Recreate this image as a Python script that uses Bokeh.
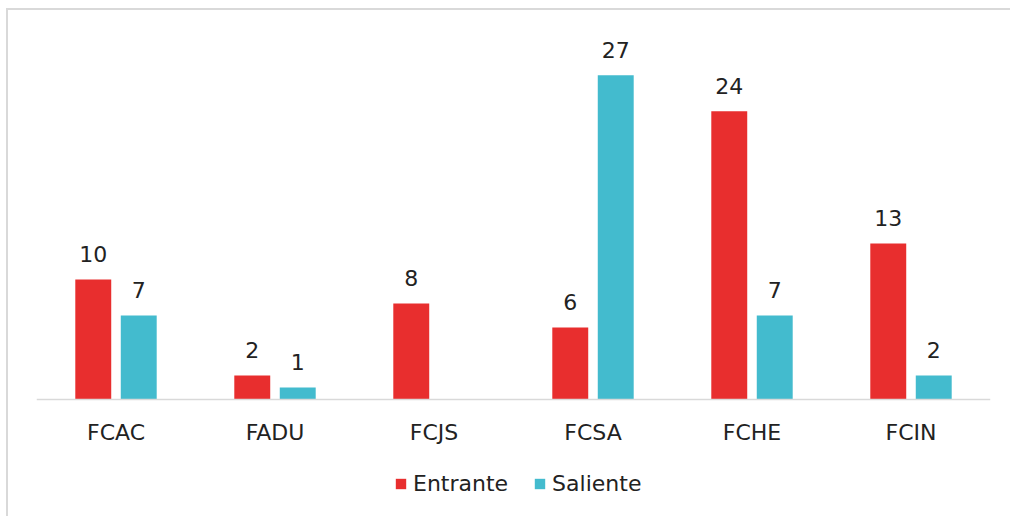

==

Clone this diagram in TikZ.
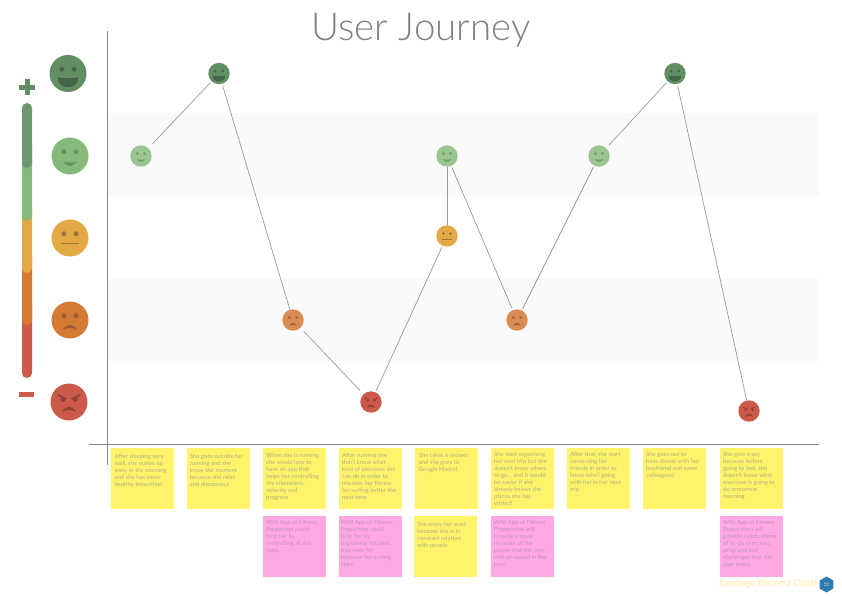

==

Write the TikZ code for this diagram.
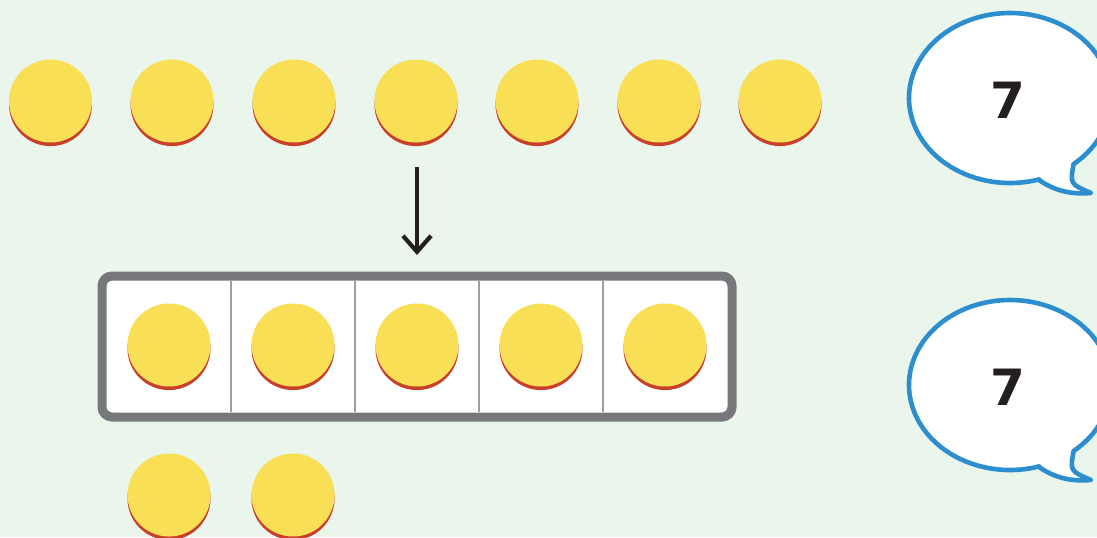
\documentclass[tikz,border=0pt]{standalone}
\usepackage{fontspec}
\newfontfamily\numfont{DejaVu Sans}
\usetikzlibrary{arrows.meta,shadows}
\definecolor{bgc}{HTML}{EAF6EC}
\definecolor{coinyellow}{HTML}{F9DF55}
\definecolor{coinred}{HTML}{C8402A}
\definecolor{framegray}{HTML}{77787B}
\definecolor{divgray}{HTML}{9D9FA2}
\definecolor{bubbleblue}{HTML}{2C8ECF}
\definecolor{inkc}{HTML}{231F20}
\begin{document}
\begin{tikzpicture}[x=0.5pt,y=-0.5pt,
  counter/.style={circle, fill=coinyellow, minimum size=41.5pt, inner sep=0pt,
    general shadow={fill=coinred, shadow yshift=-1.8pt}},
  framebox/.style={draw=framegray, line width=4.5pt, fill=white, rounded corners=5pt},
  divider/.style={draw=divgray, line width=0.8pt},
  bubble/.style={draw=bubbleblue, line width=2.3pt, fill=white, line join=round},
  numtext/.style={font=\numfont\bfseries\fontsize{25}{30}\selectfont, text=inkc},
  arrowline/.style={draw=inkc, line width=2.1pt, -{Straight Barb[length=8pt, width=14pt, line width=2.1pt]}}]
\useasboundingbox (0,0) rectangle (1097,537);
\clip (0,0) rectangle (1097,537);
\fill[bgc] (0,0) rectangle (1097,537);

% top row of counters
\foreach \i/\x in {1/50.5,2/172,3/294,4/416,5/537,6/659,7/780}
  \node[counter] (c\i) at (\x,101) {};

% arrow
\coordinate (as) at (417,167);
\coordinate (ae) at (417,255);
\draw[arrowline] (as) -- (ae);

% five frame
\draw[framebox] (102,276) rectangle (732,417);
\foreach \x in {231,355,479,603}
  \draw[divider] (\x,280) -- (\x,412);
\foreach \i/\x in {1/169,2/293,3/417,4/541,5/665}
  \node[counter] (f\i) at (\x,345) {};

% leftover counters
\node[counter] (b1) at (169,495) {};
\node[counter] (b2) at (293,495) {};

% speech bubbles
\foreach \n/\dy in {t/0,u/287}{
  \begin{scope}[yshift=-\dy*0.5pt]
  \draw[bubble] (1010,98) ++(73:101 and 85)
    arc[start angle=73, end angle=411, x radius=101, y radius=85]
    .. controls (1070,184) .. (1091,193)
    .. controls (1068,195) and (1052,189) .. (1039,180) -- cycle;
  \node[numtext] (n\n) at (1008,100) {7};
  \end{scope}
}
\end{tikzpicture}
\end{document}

> **TASK PROMPT**: Reproduce the lines above starting at the one with "Write the TikZ code for this diagram." and ending at the one with "(b2) at (293,495)", both included, exactly and with no pictures.

> **SOLUTION BELOW**:
Write the TikZ code for this diagram.
\documentclass[tikz,border=0pt]{standalone}
\usepackage{fontspec}
\newfontfamily\numfont{DejaVu Sans}
\usetikzlibrary{arrows.meta,shadows}
\definecolor{bgc}{HTML}{EAF6EC}
\definecolor{coinyellow}{HTML}{F9DF55}
\definecolor{coinred}{HTML}{C8402A}
\definecolor{framegray}{HTML}{77787B}
\definecolor{divgray}{HTML}{9D9FA2}
\definecolor{bubbleblue}{HTML}{2C8ECF}
\definecolor{inkc}{HTML}{231F20}
\begin{document}
\begin{tikzpicture}[x=0.5pt,y=-0.5pt,
  counter/.style={circle, fill=coinyellow, minimum size=41.5pt, inner sep=0pt,
    general shadow={fill=coinred, shadow yshift=-1.8pt}},
  framebox/.style={draw=framegray, line width=4.5pt, fill=white, rounded corners=5pt},
  divider/.style={draw=divgray, line width=0.8pt},
  bubble/.style={draw=bubbleblue, line width=2.3pt, fill=white, line join=round},
  numtext/.style={font=\numfont\bfseries\fontsize{25}{30}\selectfont, text=inkc},
  arrowline/.style={draw=inkc, line width=2.1pt, -{Straight Barb[length=8pt, width=14pt, line width=2.1pt]}}]
\useasboundingbox (0,0) rectangle (1097,537);
\clip (0,0) rectangle (1097,537);
\fill[bgc] (0,0) rectangle (1097,537);

% top row of counters
\foreach \i/\x in {1/50.5,2/172,3/294,4/416,5/537,6/659,7/780}
  \node[counter] (c\i) at (\x,101) {};

% arrow
\coordinate (as) at (417,167);
\coordinate (ae) at (417,255);
\draw[arrowline] (as) -- (ae);

% five frame
\draw[framebox] (102,276) rectangle (732,417);
\foreach \x in {231,355,479,603}
  \draw[divider] (\x,280) -- (\x,412);
\foreach \i/\x in {1/169,2/293,3/417,4/541,5/665}
  \node[counter] (f\i) at (\x,345) {};

% leftover counters
\node[counter] (b1) at (169,495) {};
\node[counter] (b2) at (293,495) {};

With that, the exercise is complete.